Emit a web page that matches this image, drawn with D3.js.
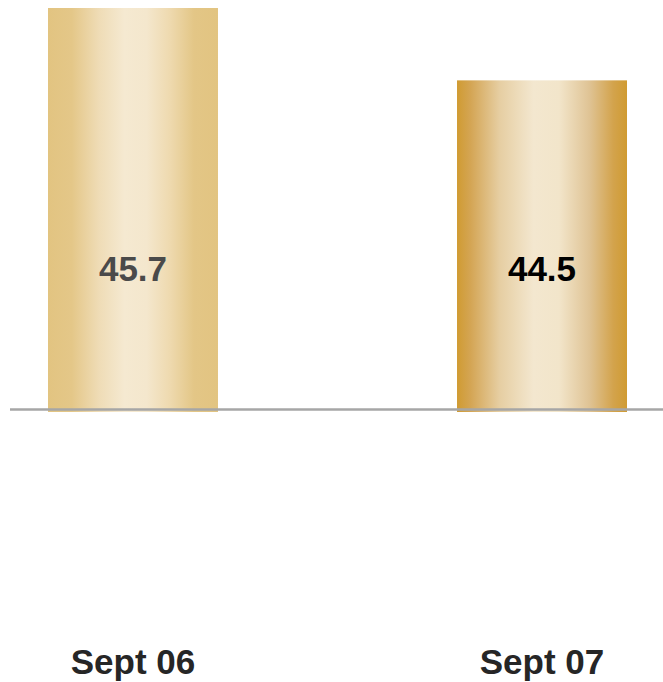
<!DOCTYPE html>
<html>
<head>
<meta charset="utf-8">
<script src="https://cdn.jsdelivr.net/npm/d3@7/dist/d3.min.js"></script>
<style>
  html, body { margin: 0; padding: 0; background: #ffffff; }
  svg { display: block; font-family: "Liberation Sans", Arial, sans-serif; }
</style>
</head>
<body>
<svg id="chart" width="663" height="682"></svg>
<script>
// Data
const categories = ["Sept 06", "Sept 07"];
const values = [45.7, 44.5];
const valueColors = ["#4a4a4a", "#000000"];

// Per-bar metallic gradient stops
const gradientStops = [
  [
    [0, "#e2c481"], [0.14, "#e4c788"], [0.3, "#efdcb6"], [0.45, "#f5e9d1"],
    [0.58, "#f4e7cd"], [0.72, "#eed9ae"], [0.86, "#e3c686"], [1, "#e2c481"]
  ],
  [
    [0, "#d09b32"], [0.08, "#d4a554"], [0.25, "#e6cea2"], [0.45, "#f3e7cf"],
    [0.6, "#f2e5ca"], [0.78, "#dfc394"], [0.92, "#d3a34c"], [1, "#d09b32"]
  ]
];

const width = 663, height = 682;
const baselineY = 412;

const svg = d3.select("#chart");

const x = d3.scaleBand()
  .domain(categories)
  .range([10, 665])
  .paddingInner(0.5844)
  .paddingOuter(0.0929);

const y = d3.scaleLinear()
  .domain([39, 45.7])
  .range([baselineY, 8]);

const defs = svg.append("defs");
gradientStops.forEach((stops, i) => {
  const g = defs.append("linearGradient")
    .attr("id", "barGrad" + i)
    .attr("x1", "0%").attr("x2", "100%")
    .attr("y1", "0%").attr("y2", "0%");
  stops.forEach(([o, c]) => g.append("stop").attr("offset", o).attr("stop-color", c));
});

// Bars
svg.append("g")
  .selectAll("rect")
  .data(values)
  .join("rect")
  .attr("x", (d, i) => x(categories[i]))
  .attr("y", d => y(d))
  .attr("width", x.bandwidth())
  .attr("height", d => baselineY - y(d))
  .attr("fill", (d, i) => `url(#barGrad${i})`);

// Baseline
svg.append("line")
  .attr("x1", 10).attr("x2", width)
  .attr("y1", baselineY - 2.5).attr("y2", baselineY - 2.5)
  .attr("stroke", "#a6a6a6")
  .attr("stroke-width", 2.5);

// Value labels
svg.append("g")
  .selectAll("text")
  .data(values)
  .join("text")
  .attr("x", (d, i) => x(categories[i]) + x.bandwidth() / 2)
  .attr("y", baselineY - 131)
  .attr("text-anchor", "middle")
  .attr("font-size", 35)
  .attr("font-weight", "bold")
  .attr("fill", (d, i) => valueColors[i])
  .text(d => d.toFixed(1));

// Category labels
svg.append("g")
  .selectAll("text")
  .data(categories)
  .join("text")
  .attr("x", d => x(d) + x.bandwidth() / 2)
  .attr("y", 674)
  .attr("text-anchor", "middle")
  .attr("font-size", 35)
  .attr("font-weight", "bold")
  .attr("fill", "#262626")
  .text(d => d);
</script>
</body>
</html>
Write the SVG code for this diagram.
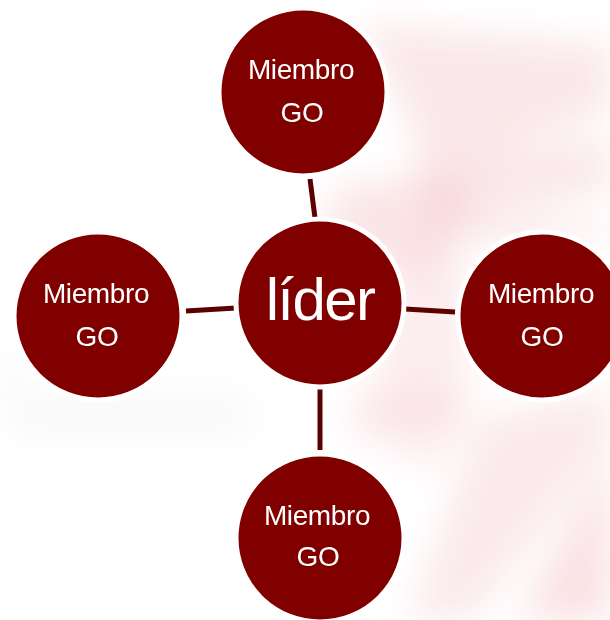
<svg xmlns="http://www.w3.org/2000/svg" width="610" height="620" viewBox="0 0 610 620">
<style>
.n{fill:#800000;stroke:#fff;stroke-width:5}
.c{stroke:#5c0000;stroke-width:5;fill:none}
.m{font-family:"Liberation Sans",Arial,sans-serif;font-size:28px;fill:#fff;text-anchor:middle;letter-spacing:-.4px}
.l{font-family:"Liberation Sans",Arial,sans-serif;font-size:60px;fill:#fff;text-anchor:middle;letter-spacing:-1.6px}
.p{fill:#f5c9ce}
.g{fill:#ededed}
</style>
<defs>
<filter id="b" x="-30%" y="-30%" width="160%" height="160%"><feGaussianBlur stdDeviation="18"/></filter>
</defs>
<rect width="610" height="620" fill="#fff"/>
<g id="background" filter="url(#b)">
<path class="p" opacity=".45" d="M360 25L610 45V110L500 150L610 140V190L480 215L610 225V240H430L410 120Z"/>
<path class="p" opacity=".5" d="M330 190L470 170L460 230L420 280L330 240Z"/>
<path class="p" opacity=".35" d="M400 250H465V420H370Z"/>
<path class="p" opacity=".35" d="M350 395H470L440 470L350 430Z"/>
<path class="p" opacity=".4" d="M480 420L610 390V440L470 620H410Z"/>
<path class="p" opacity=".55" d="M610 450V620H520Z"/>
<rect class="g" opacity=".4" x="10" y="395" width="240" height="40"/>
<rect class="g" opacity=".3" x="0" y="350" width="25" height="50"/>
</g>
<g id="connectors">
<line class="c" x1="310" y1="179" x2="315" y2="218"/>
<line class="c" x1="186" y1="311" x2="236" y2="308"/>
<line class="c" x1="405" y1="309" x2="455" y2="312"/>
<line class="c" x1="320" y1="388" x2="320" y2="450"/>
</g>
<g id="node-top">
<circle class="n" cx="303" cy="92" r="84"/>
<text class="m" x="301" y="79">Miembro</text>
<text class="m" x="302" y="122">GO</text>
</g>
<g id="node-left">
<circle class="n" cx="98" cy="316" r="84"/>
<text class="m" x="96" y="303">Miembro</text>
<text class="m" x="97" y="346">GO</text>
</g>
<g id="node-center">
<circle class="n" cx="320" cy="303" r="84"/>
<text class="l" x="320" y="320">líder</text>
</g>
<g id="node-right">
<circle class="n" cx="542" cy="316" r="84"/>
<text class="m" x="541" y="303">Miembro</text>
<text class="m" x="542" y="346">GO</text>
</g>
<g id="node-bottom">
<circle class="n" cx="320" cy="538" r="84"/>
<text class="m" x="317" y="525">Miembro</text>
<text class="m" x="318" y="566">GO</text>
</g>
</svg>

....

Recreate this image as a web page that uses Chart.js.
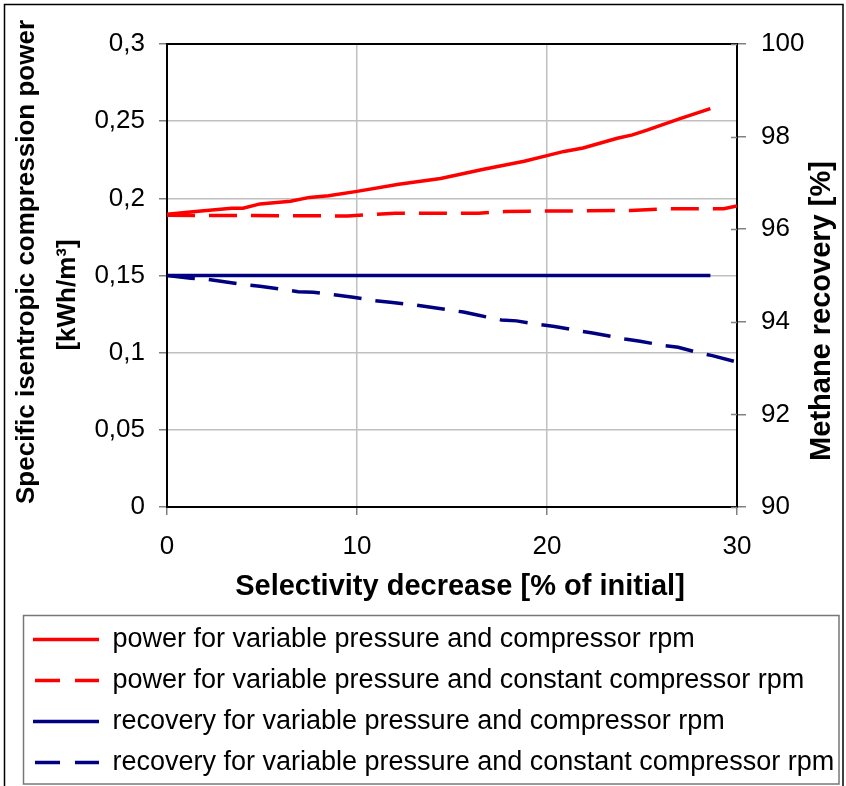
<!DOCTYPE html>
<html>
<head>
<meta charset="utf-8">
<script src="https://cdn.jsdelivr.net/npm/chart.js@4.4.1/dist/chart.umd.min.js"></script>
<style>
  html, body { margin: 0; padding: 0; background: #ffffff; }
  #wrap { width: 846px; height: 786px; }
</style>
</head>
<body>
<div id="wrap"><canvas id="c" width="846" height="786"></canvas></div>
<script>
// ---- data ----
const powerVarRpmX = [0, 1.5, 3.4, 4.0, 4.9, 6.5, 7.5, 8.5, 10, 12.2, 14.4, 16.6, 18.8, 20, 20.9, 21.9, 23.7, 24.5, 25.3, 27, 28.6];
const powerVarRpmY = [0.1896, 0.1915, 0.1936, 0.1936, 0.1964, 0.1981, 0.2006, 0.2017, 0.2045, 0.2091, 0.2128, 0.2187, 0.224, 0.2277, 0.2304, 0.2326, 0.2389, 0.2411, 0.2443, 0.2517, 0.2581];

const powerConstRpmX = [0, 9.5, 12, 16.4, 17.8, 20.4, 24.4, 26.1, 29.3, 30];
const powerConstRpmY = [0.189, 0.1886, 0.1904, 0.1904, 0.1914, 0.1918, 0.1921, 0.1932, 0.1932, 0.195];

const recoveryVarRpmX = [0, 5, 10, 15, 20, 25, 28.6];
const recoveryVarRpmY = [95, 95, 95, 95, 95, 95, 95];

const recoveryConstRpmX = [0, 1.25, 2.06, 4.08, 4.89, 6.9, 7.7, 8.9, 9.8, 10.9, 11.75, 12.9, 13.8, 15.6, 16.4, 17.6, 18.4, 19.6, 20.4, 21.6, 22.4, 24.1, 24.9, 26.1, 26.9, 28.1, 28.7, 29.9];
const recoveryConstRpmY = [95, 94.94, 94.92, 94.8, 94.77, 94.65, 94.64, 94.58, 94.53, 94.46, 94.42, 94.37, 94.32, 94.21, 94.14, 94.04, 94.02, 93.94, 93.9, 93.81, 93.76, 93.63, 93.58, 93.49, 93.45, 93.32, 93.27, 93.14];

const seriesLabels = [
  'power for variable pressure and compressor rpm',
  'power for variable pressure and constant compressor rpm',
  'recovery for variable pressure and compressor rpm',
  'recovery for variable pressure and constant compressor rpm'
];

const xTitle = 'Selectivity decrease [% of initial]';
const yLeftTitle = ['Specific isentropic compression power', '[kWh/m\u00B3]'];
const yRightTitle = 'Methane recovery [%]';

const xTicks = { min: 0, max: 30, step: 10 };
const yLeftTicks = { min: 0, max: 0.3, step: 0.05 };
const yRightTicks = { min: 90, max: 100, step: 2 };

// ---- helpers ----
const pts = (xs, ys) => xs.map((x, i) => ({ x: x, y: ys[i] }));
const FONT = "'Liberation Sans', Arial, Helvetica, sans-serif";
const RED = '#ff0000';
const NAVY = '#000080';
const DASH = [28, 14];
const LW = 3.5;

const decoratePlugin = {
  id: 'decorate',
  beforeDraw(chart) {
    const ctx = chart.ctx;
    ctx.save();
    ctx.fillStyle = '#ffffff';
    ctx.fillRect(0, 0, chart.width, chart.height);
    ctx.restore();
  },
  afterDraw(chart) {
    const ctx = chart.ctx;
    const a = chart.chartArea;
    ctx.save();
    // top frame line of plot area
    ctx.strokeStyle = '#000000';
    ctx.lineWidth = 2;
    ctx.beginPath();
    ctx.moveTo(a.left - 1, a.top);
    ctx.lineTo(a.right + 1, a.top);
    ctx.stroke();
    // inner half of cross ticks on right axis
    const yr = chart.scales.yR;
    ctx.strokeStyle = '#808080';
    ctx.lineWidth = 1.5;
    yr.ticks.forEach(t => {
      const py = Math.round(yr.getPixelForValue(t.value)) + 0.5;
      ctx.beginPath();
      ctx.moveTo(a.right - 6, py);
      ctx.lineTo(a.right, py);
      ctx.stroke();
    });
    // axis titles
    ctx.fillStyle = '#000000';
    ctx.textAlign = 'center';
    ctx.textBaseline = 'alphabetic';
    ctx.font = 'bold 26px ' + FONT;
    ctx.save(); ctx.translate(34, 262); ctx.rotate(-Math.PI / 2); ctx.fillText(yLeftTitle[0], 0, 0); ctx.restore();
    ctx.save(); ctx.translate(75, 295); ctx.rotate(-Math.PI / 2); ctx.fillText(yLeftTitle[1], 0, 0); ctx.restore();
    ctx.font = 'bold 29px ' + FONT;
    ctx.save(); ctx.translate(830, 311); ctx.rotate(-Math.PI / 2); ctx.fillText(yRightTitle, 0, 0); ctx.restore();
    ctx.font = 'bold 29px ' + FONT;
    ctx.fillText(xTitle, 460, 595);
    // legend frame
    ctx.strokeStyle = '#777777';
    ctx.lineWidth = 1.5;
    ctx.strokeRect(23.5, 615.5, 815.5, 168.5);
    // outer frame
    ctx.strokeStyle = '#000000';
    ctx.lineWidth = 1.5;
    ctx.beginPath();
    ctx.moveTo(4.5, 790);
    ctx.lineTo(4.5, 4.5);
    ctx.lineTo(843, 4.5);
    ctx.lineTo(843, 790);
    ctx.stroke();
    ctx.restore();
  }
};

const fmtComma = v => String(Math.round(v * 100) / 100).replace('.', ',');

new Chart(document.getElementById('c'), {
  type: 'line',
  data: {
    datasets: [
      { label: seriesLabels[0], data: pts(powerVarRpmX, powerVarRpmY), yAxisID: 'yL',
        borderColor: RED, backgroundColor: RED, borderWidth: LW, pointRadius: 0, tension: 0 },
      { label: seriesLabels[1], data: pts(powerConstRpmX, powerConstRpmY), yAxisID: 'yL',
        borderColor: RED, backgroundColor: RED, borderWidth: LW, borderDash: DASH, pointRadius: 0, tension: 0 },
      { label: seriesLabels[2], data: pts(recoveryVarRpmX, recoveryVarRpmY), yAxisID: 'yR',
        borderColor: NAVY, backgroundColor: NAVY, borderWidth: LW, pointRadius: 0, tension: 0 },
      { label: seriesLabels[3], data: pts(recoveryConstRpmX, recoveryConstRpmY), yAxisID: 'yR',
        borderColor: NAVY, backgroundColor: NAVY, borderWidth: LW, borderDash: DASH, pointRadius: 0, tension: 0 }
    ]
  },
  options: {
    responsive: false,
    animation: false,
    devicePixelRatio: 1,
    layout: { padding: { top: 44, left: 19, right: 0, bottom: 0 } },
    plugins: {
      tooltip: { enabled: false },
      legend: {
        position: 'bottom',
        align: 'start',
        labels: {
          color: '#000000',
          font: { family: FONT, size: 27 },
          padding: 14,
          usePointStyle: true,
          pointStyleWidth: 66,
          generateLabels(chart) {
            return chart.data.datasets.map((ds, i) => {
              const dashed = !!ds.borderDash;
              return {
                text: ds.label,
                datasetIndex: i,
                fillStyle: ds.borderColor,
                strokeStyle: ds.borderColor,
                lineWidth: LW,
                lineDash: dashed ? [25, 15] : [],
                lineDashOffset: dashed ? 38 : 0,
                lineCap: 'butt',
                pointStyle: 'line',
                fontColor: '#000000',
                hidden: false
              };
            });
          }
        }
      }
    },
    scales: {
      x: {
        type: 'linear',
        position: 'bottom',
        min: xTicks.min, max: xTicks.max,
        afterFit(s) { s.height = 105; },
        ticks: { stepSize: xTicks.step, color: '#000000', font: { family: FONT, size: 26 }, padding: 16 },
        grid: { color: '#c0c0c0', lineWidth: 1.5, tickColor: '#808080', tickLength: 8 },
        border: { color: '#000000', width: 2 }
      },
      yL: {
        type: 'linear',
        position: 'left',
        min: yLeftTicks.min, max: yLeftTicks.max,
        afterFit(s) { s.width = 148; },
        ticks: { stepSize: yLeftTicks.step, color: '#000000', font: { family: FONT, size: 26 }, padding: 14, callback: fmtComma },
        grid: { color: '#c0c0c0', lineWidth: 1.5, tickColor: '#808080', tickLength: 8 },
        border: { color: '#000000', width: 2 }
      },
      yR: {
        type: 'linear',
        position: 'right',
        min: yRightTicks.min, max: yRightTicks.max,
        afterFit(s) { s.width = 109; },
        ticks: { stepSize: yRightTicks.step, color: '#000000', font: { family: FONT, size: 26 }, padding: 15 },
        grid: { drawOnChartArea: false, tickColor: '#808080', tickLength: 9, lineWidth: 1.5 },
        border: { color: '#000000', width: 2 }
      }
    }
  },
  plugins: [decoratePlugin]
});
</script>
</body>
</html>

....

Written problem
Filter the entries down to the lines with the word "that" in them.

Written response
Emit a web page that matches this image, drawn with D3.js.
Recreate this image as a web page that uses Chart.js.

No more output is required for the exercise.